Plotting code records
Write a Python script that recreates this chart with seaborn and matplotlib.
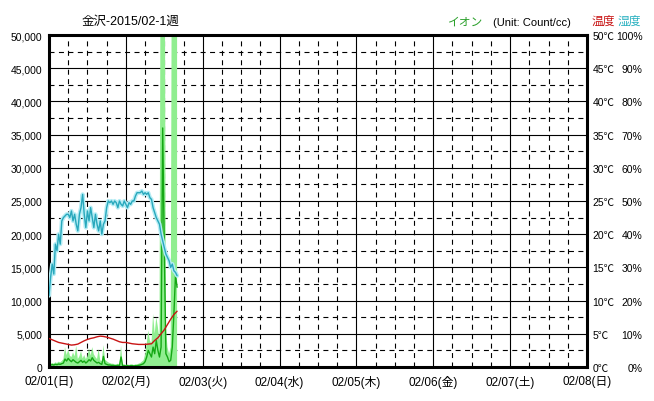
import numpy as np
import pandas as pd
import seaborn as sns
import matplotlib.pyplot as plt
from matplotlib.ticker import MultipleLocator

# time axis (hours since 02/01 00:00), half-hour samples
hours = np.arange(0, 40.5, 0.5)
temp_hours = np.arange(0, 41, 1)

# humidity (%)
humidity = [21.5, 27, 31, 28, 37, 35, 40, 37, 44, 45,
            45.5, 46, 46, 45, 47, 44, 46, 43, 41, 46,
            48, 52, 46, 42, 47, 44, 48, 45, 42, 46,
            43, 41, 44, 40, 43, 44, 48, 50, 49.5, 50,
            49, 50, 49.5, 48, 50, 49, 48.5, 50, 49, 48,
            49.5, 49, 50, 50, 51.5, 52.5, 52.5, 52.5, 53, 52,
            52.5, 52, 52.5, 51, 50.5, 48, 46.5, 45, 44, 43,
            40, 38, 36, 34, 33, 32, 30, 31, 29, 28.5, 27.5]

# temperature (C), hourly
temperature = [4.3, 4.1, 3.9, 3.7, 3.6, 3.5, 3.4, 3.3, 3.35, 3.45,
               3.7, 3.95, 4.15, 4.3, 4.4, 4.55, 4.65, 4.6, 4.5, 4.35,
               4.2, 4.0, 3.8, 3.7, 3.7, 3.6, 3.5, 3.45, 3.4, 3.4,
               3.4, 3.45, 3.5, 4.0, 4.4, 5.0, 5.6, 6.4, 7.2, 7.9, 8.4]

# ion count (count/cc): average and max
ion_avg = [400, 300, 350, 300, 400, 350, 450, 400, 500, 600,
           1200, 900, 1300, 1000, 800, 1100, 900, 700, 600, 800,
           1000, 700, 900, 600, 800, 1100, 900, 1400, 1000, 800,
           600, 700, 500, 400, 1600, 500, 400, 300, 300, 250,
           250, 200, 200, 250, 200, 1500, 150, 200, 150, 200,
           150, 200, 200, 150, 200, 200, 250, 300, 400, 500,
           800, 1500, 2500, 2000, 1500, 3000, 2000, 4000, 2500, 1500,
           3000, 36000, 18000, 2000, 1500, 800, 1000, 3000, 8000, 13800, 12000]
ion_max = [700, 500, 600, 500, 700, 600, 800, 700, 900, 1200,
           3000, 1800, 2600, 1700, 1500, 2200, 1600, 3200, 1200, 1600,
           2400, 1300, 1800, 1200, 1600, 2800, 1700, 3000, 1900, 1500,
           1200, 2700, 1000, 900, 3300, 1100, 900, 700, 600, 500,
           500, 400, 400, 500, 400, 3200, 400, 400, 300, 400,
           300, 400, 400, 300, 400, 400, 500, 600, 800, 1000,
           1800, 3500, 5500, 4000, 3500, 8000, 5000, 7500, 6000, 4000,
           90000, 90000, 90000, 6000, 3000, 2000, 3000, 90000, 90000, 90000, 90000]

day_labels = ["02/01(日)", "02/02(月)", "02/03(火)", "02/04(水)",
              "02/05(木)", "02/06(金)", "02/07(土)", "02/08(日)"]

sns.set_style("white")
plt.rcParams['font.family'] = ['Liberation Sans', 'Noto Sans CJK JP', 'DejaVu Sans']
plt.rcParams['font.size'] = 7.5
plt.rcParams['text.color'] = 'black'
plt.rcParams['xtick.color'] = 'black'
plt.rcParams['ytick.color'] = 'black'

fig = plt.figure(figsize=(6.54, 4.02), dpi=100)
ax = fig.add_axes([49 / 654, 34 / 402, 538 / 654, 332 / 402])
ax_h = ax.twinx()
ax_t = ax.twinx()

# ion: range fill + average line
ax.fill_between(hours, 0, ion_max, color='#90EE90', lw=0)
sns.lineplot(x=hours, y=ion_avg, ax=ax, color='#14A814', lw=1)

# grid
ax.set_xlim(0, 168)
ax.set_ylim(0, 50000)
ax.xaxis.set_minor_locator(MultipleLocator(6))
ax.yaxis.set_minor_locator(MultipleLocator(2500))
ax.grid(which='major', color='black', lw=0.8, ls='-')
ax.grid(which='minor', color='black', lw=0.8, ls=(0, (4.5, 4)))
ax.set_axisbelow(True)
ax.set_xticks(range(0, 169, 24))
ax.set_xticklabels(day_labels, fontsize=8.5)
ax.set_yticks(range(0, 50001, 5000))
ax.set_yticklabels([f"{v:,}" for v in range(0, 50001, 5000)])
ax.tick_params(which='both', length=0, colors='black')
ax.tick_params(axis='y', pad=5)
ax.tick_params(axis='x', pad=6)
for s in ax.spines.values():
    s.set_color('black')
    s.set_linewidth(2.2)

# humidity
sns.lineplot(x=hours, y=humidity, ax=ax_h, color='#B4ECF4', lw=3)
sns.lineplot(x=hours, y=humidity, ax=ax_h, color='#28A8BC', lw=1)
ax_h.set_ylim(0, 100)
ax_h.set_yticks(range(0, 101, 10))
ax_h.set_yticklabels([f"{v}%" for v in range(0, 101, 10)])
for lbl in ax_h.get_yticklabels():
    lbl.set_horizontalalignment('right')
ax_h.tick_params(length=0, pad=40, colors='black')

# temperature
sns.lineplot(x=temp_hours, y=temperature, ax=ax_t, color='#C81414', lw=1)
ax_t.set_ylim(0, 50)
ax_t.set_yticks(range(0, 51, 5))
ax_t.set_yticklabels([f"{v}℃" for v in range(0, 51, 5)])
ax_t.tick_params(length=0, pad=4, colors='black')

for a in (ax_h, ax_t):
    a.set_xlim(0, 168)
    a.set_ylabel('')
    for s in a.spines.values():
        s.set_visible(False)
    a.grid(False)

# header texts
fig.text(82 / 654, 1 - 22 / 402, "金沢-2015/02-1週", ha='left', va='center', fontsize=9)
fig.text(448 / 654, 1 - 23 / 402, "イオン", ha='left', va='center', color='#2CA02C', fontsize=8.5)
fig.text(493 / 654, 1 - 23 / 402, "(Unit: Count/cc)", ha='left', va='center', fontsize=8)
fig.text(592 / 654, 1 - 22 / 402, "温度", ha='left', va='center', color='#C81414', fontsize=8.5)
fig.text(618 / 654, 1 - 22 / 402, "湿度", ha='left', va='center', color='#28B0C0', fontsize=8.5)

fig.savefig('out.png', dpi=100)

---

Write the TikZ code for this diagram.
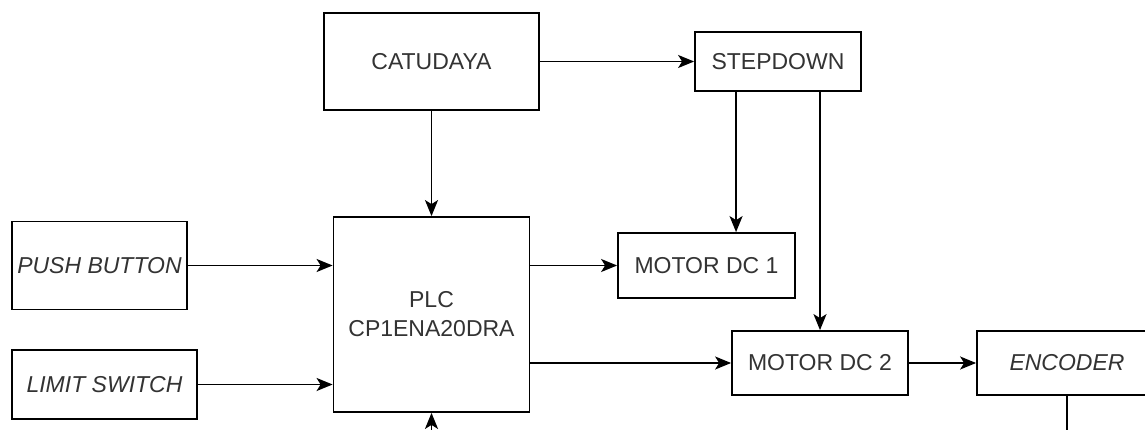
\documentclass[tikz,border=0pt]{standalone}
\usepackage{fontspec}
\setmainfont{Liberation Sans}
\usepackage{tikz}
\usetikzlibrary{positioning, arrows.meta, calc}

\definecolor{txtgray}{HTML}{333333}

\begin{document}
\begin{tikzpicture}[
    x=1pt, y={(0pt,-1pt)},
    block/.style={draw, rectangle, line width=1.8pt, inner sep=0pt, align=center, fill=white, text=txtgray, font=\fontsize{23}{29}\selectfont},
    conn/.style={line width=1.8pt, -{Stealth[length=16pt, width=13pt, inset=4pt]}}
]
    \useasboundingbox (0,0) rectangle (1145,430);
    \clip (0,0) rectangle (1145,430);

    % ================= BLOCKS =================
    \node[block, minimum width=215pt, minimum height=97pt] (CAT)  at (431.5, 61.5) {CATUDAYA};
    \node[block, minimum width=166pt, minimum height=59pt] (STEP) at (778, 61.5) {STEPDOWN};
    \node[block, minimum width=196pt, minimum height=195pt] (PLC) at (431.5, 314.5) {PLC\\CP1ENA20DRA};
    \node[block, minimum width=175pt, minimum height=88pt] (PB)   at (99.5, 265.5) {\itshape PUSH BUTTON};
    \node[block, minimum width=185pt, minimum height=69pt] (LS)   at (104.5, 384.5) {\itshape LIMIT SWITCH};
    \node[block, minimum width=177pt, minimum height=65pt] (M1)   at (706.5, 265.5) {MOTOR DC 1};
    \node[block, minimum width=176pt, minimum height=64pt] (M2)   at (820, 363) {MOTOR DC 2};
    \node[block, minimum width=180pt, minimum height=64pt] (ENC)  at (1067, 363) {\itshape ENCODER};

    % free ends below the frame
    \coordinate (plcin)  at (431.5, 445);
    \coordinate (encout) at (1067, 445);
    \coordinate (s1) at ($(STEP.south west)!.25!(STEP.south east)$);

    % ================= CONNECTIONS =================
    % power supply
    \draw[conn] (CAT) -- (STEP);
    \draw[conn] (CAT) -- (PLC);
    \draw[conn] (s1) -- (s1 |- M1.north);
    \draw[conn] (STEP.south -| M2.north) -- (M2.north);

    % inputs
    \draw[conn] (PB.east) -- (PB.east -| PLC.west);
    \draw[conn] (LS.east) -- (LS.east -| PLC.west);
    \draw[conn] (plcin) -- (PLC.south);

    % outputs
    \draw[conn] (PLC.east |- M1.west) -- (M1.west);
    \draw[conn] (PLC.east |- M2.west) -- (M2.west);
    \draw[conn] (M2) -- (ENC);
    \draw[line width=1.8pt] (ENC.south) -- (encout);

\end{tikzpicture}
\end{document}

--

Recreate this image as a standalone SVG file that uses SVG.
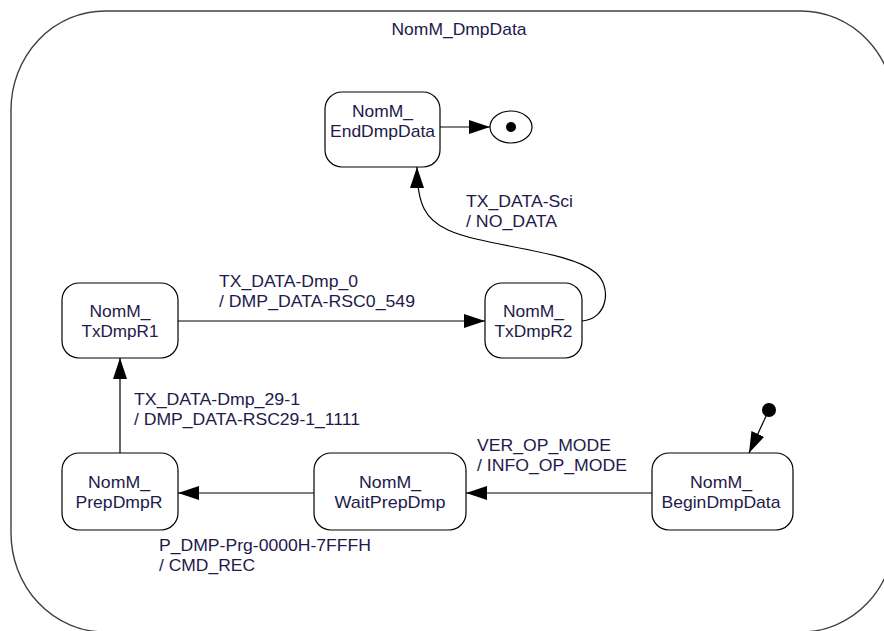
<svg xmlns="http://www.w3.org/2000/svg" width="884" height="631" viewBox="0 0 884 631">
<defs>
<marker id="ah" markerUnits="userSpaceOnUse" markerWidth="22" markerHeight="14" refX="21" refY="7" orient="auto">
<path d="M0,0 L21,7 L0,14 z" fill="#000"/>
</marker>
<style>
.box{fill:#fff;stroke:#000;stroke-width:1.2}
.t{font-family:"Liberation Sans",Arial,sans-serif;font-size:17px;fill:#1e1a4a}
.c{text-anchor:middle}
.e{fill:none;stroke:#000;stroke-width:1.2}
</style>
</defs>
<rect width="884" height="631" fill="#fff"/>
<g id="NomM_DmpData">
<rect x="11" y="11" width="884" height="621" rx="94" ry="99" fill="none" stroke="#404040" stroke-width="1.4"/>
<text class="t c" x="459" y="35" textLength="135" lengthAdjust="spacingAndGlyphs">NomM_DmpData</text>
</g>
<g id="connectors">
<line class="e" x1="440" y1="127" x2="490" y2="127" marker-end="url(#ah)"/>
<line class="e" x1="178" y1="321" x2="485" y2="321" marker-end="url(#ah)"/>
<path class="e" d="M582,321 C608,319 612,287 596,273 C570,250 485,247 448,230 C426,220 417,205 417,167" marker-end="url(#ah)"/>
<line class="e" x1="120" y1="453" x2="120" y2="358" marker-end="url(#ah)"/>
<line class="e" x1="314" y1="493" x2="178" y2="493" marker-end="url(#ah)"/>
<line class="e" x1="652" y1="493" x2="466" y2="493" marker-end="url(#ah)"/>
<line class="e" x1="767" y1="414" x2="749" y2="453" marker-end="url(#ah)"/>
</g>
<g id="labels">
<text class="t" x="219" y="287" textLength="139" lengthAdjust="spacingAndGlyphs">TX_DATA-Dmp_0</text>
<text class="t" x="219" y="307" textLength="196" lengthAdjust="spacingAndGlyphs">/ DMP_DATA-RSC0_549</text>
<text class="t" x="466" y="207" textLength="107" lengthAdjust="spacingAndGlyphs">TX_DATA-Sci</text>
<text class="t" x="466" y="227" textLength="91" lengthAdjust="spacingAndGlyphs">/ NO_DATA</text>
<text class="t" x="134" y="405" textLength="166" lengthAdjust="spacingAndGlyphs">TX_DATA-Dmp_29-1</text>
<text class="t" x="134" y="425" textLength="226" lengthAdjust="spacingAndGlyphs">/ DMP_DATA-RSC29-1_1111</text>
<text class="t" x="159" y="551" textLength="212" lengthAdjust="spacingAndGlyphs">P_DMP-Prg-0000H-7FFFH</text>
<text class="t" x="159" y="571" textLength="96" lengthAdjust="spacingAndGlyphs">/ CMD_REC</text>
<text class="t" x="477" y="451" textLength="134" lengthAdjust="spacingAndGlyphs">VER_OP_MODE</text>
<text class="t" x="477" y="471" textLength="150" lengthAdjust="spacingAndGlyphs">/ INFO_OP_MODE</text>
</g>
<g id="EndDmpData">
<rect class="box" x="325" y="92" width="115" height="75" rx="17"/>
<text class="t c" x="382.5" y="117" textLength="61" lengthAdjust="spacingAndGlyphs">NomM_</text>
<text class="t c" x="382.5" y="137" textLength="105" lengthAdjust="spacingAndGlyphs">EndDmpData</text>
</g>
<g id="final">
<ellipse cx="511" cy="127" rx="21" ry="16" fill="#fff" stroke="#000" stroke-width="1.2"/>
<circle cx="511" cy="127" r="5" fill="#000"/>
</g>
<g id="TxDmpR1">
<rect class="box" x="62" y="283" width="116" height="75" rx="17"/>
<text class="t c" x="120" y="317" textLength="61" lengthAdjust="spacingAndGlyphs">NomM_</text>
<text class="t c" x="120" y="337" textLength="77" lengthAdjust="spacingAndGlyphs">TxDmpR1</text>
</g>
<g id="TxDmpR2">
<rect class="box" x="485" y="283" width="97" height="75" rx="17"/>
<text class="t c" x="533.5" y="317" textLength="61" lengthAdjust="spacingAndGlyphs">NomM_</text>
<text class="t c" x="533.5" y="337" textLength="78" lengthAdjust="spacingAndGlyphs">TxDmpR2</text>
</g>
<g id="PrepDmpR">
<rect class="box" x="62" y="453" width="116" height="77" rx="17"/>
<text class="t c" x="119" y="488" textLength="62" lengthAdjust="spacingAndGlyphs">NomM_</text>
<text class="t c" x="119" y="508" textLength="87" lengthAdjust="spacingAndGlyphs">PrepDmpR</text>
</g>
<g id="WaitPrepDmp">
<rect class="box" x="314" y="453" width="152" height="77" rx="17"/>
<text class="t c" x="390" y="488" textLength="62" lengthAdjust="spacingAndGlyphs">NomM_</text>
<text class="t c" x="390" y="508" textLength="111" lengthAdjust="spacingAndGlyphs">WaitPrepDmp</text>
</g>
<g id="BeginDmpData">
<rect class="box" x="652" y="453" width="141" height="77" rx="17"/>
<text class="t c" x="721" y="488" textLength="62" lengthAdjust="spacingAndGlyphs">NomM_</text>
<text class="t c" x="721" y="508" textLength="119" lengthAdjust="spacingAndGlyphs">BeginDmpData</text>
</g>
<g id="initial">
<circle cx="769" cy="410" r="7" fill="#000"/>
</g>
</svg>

- [TASK DIRECTIONS]: Using the records above, select and copy every line that has the word "Write".

- [OUTPUT FOR THIS EXERCISE]:
Write a Python script that recreates this chart with seaborn and matplotlib.
Write the TikZ code for this diagram.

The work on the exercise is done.